In a family that is intact, the income of both parents is typically used to address household and child rearing expenses. This may occur in proportion to the amount of money earned by each parent, and this concept is incorporated into the determination of child support amounts as well after the parents have divorced. Louisiana views child support as an ongoing obligation for both parents, and their children are considered to be entitled to benefit from the incomes of both parents. Further, the state does not desire to allow children to be victimized financially because of challenging family dynamics such as divorce.

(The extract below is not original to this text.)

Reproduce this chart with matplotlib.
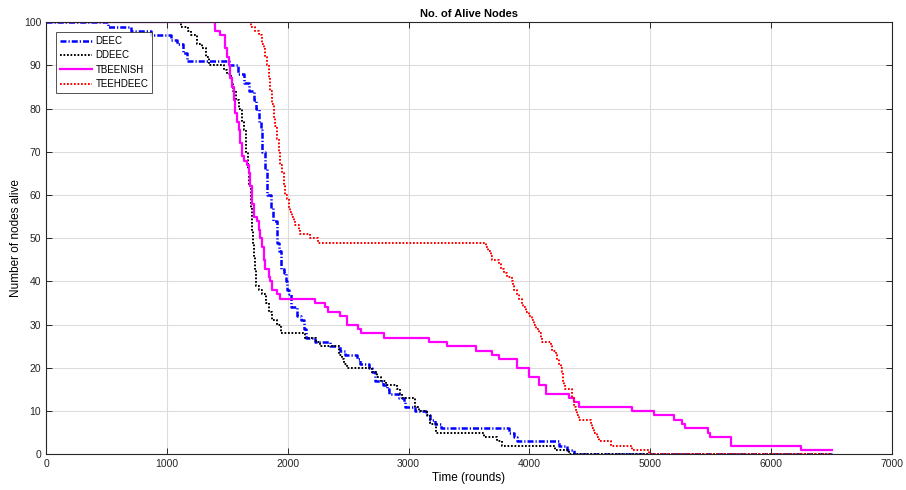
import matplotlib
matplotlib.use("Agg")
import matplotlib.pyplot as plt

plt.rcParams['font.family'] = ['Liberation Sans', 'DejaVu Sans']

# Step changes (round, alive nodes) for each protocol
deec_rounds = [0, 510, 700, 870, 1030, 1080, 1130, 1165, 1515, 1590, 1640, 1680, 1722, 1736, 1763,
               1780, 1791, 1813, 1832, 1860, 1879, 1907, 1929, 1948, 1970, 1983, 1995, 2008, 2025,
               2080, 2107, 2135, 2149, 2229, 2353, 2436, 2477, 2574, 2601, 2670, 2698, 2726, 2790,
               2822, 2836, 2920, 2960, 2974, 3050, 3140, 3180, 3220, 3264, 3830, 3872, 3900, 4245,
               4314, 4369, 6500]
deec_alive = [100, 99, 98, 97, 96, 95, 93, 91, 90, 88, 86, 84, 82, 80, 77,
              75, 70, 66, 60, 57, 54, 49, 47, 43, 42, 40, 38, 37, 34,
              32, 31, 29, 27, 26, 25, 24, 23, 22, 21, 20, 19, 17, 16,
              15, 14, 13, 12, 11, 10, 9, 8, 7, 6, 5, 4, 3, 2,
              1, 0, 0]

ddeec_rounds = [0, 1116, 1171, 1200, 1253, 1290, 1322, 1350, 1474, 1501, 1529, 1540, 1551, 1570,
                1598, 1620, 1639, 1653, 1672, 1680, 1694, 1702, 1713, 1722, 1730, 1735, 1763, 1791,
                1818, 1845, 1873, 1915, 1942, 2146, 2230, 2270, 2420, 2453, 2466, 2491, 2700, 2740,
                2770, 2809, 2906, 2925, 2947, 3057, 3082, 3154, 3181, 3223, 3620, 3733, 3774, 4210,
                4327, 6500]
ddeec_alive = [100, 99, 98, 97, 95, 94, 92, 90, 89, 88, 87, 86, 84, 82,
               80, 77, 75, 70, 66, 62, 57, 52, 49, 46, 43, 39, 38, 37,
               35, 33, 31, 30, 28, 27, 26, 25, 23, 22, 21, 20, 19, 18,
               17, 16, 15, 14, 13, 11, 10, 9, 7, 5, 4, 3, 2, 1,
               0, 0]

tbeenish_rounds = [0, 1400, 1440, 1480, 1497, 1511, 1525, 1540, 1552, 1566, 1580, 1595, 1607, 1621,
                   1635, 1663, 1676, 1690, 1704, 1718, 1746, 1759, 1773, 1787, 1800, 1814, 1842,
                   1856, 1870, 1911, 1939, 2229, 2310, 2330, 2436, 2491, 2580, 2602, 2795, 3168,
                   3320, 3554, 3693, 3748, 3900, 3996, 4079, 4134, 4327, 4369, 4410, 4852, 5031,
                   5197, 5260, 5290, 5480, 5495, 5667, 6247, 6500]
tbeenish_alive = [100, 98, 97, 94, 92, 90, 87, 85, 82, 79, 77, 75, 72, 69,
                  68, 67, 65, 62, 58, 55, 54, 52, 50, 48, 45, 43, 41,
                  40, 38, 37, 36, 35, 34, 33, 32, 30, 29, 28, 27, 26,
                  25, 24, 23, 22, 20, 18, 16, 14, 13, 12, 11, 10, 9,
                  8, 7, 6, 5, 4, 2, 1, 1]

teehdeec_rounds = [0, 1700, 1732, 1759, 1787, 1800, 1814, 1828, 1842, 1856, 1870, 1883, 1897, 1911,
                   1925, 1932, 1953, 1966, 1980, 1994, 2008, 2022, 2036, 2049, 2063, 2090, 2104,
                   2187, 2250, 3640, 3660, 3678, 3693, 3748, 3762, 3790, 3817, 3858, 3865, 3872,
                   3900, 3915, 3935, 3950, 3969, 3996, 4024, 4040, 4058, 4079, 4093, 4107, 4175,
                   4189, 4217, 4231, 4245, 4258, 4268, 4275, 4282, 4290, 4355, 4369, 4383, 4395,
                   4410, 4507, 4520, 4535, 4562, 4576, 4673, 4852, 4990, 6500]
teehdeec_alive = [100, 99, 98, 97, 95, 94, 92, 90, 87, 84, 81, 78, 76, 73,
                  70, 67, 65, 62, 60, 59, 57, 56, 55, 54, 53, 52, 51,
                  50, 49, 48, 47, 46, 45, 44, 43, 42, 41, 40, 39, 38,
                  37, 36, 35, 34, 33, 32, 31, 30, 29, 28, 27, 26, 25,
                  24, 23, 22, 21, 20, 19, 17, 16, 15, 13, 11, 10, 9,
                  8, 7, 6, 5, 4, 3, 2, 1, 0, 0]

x_ticks = [0, 1000, 2000, 3000, 4000, 5000, 6000, 7000]
y_ticks = [0, 10, 20, 30, 40, 50, 60, 70, 80, 90, 100]

fig = plt.figure(figsize=(9.06, 4.90), dpi=100)
ax = fig.add_axes([0.0508, 0.0729, 0.9338, 0.8816])

ax.plot(deec_rounds, deec_alive, drawstyle='steps-post', color='#0000ff',
        linestyle=(0, (2.4, 0.8, 0.5, 0.8)), linewidth=1.8, label='DEEC')
ax.plot(ddeec_rounds, ddeec_alive, drawstyle='steps-post', color='black',
        linestyle=(0, (0.9, 0.9)), linewidth=1.4, label='DDEEC')
ax.plot(tbeenish_rounds, tbeenish_alive, drawstyle='steps-post', color='#ff00ff',
        linestyle='-', linewidth=1.6, label='TBEENISH')
ax.plot(teehdeec_rounds, teehdeec_alive, drawstyle='steps-post', color='#ff0000',
        linestyle=(0, (0.9, 0.9)), linewidth=1.4, label='TEEHDEEC')

ax.set_xlim(0, 7000)
ax.set_ylim(0, 100)
ax.set_xticks(x_ticks)
ax.set_yticks(y_ticks)
ax.tick_params(direction='in', top=True, right=True, labelsize=7.5, length=4,
               width=0.7, colors='#262626')
ax.grid(True, color='#dcdcdc', linewidth=0.8)
ax.set_axisbelow(True)
for s in ax.spines.values():
    s.set_linewidth(0.8)
    s.set_color('#262626')

ax.set_title('No. of Alive Nodes', fontsize=8, fontweight='bold', pad=4)
ax.set_xlabel('Time (rounds)', fontsize=8.5, labelpad=2)
ax.set_ylabel('Number of nodes alive', fontsize=8.5, labelpad=1)

leg = ax.legend(loc='upper left', bbox_to_anchor=(0.0115, 0.977), borderaxespad=0,
                fontsize=7, frameon=True, fancybox=False, edgecolor='#262626',
                handlelength=3.3, handletextpad=0.4, labelspacing=0.45,
                borderpad=0.4)
leg.get_frame().set_linewidth(0.7)

fig.savefig('out.png', dpi=100)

Under the Incomes Shares method, support amounts are calculated and recorded on a numerical schedule for use in any given case. Based on the combined parental incomes, estimates are made of the expenditures expected in rearing a child. National averages are used to compute the amounts on the schedule, taking into account the fact that Louisiana is considered a low-income state. The adjusted gross incomes of the parents are determined, and consideration is given to additional support orders connected to other children or spouses from different unions.

A worksheet is used for computation of income, expenses, and total support obligation, which is used to calculate the percentage of support attributed to each parent. The individual who is considered the non-domiciliary parent is then responsible for paying his or her share of the support amount to the other parent. However, certain direct payments such as health insurance costs may be deducted from the scheduled child support payment.

Because a support order is set at a specific point in time, there may be changes in circumstance in the future that could affect a parent’s ability to continue paying at the same level. In such a case, it may be necessary to bring the matter back to court in order to obtain a modification.